Sunday, July 20, 2003 - Page updated at 12:00 AM
Editorial
Buses for the region, not light rail
Sound Transit is within inches of a go-ahead to get the remaining $409 million of a half-billion dollars in federal money. This financial gunpowder would fire the starting gun for light rail. And yet, $500 million buys less than three miles of the first segment. Local citizens are on the hook for the rest.
Recall that the first offering of light rail was 68 miles. Voters accepted a smaller system, from the University District to Seattle-Tacoma International Airport. It was to be 21 miles.
Now it is 14 miles, and not the most useful 14 miles, either, but the easiest to build. It is to go at ground level along Martin Luther King Way and through a downtown tunnel already built. The daunting task of burrowing under Capitol Hill and the Ship Canal is pushed into the future. So is connecting with the airport.
This is a foot-in-the-door system. Standing alone, it is not worth building. Yet, we have not faced up to the daunting cost of building a really useful system.
For years, much of the argument has been over the accuracy of Sound Transit's numbers. The agency's director, Joni Earl, has straightened that out, and the federal Office of Inspector General now accepts the $2.44 billion estimate for the 14-mile segment as reliable. Earl's tenure has been one of the positive aspects of the light rail debate. Yet the debate remains.
It is worthwhile? That is the question. This page's answer is that bus rapid transit is much the better investment, for some simple reasons:
• Buses are flexible. Buses can be purchased for a few hundred thousand dollars each. They can be moved around. Light rail is fixed, and it comes in multibillion-dollar segments.
• Buses run on roads. Rail runs on an exclusive right of way, which may be an asset. But a bus lane may be a road and an exclusive right of way.

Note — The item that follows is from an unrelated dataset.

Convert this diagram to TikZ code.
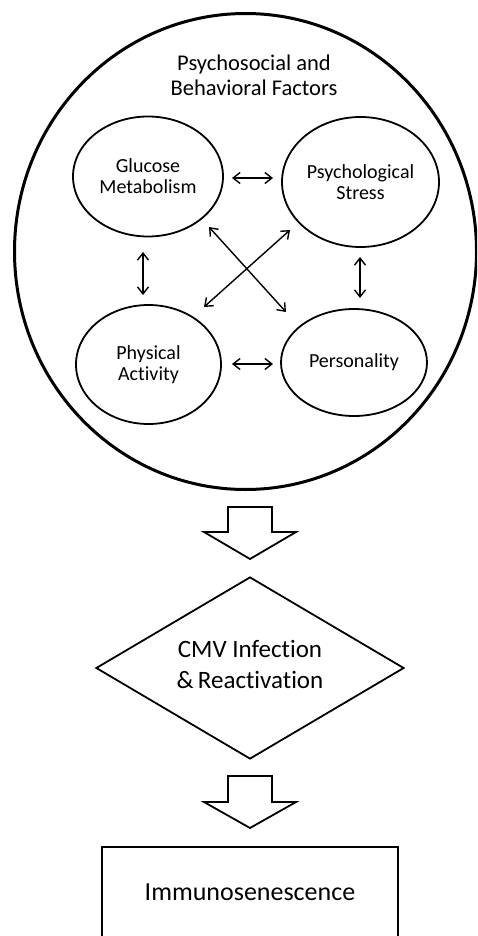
\documentclass[tikz,border=0pt]{standalone}
\usepackage{fontspec}
\setmainfont{Carlito}[Ligatures=NoCommon]
\usetikzlibrary{arrows.meta,shapes.geometric}
\begin{document}
\begin{tikzpicture}[x=1pt,y=-1pt,
  oval/.style={draw,line width=1.8pt,ellipse,inner sep=0pt,align=center,font=\fontsize{20}{21}\selectfont},
  rel/.style={line width=1.4pt,{Straight Barb[length=7pt,width=11pt]}-{Straight Barb[length=7pt,width=11pt]}},
  blockarrow/.style={draw,line width=1.8pt,line join=miter}]
\useasboundingbox (0,0) rectangle (477,936);
\clip (0,0) rectangle (477,936);
% big circle
\node[draw,line width=3pt,ellipse,minimum width=462pt,minimum height=476pt] (outer) at (245.5,251.5) {};
\node[align=center,font=\fontsize{22.5}{25}\selectfont] (title) at (254,75) {Psychosocial and\\Behavioral Factors};
% inner ellipses
\node[oval,minimum width=150pt,minimum height=120pt] (gm) at (148,176.5) {Glucose\\Metabolism};
\node[oval,minimum width=157pt,minimum height=130pt] (ps) at (360.5,182) {Psychological\\Stress};
\node[oval,minimum width=145pt,minimum height=119pt] (pa) at (148.5,364.5) {Physical\\Activity};
\node[oval,minimum width=146pt,minimum height=107pt] (pe) at (354,362.5) {Personality};
% relation arrows
\coordinate (h1a) at (232,178); \coordinate (h1b) at (273,178);
\coordinate (h2a) at (232,364); \coordinate (h2b) at (273,364);
\coordinate (v1a) at (143,252); \coordinate (v1b) at (143,295);
\coordinate (v2a) at (360,257); \coordinate (v2b) at (360,298);
\coordinate (d1a) at (209,227); \coordinate (d1b) at (286,312);
\coordinate (d2a) at (290,230); \coordinate (d2b) at (204,307);
\draw[rel] (h1a) -- (h1b);
\draw[rel] (h2a) -- (h2b);
\draw[rel] (v1a) -- (v1b);
\draw[rel] (v2a) -- (v2b);
\draw[rel] (d1a) -- (d1b);
\draw[rel] (d2a) -- (d2b);
% block arrow 1
\draw[blockarrow] (228,507) -- (272,507) -- (272,532) -- (296,532) -- (250,559) -- (204,532) -- (228,532) -- cycle;
% diamond
\node[draw,line width=1.8pt,diamond,minimum width=308pt,minimum height=182pt,inner sep=0pt] (cmv) at (250,668) {};
\node[align=center,font=\fontsize{25}{31}\selectfont] (cmvt) at (250,664) {CMV Infection\\\&\,Reactivation};
% block arrow 2
\draw[blockarrow] (228,776) -- (272,776) -- (272,802) -- (296,802) -- (250,828) -- (204,802) -- (228,802) -- cycle;
% rectangle
\node[draw,line width=1.8pt,minimum width=296pt,minimum height=120pt,anchor=north] (imm) at (250,846) {};
\node[font=\fontsize{26}{30}\selectfont] (immt) at (250,892) {Immunosenescence};
\end{tikzpicture}
\end{document}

Imagine 14 miles of light rail replaced by 14 miles of exclusive bus lanes. Properly used, this could move more people than light rail. The beauty of it is that buses can exit the bus lane and keep moving on an ordinary street. A railcar can't. It has to stop and let people out so they can transfer to a bus. Light-rail believers call this an "intermodal" stop and gush over it, but actually it's a drawback.
• The bus system exists now. It is a good one, too; it carries a higher percentage of riders in Seattle than buses and light rail carry in Portland. The smart expenditure of money would be to add to it, make it faster, more convenient and more comfortable.
In light rail, the region starts at zero and argues over a little piece by conjuring visions of a grand system. Meanwhile, the voters of Seattle have adopted a competing vision. The maps put out by the Monorail Authority show it going everywhere and light rail stopping at 14 miles. No doubt, Sound Transit would draw the future differently. Which shall it be?
The people should decide. But voters in the Sound Transit taxing district have no direct representation on its board. They have no right of initiative or recall. They should, but they don't.
Statewide, voters passed Initiative 776. That measure, now at the Washington Supreme Court, ordered the removal of Sound Transit's car-tab tax. This page did not support I-776 because it threatened the security for Sound Transit bonds. But if existing bondholders can be protected, which they can, the measure might reasonably be interpreted to prevent the sale of $1.152 billion in new bonds.
The prospect of that, and the last-minute intervention of Rep. Jennifer Dunn, are about all that stand in the way of the starting gun. But this project should not hang on the ruling of nine judges or upon one well-placed congresswoman, important as those may be. It should be a decision of the people.
Light rail has changed so much since 1996 that it should be put to voters again before the federal government sinks any more of the people's money in it.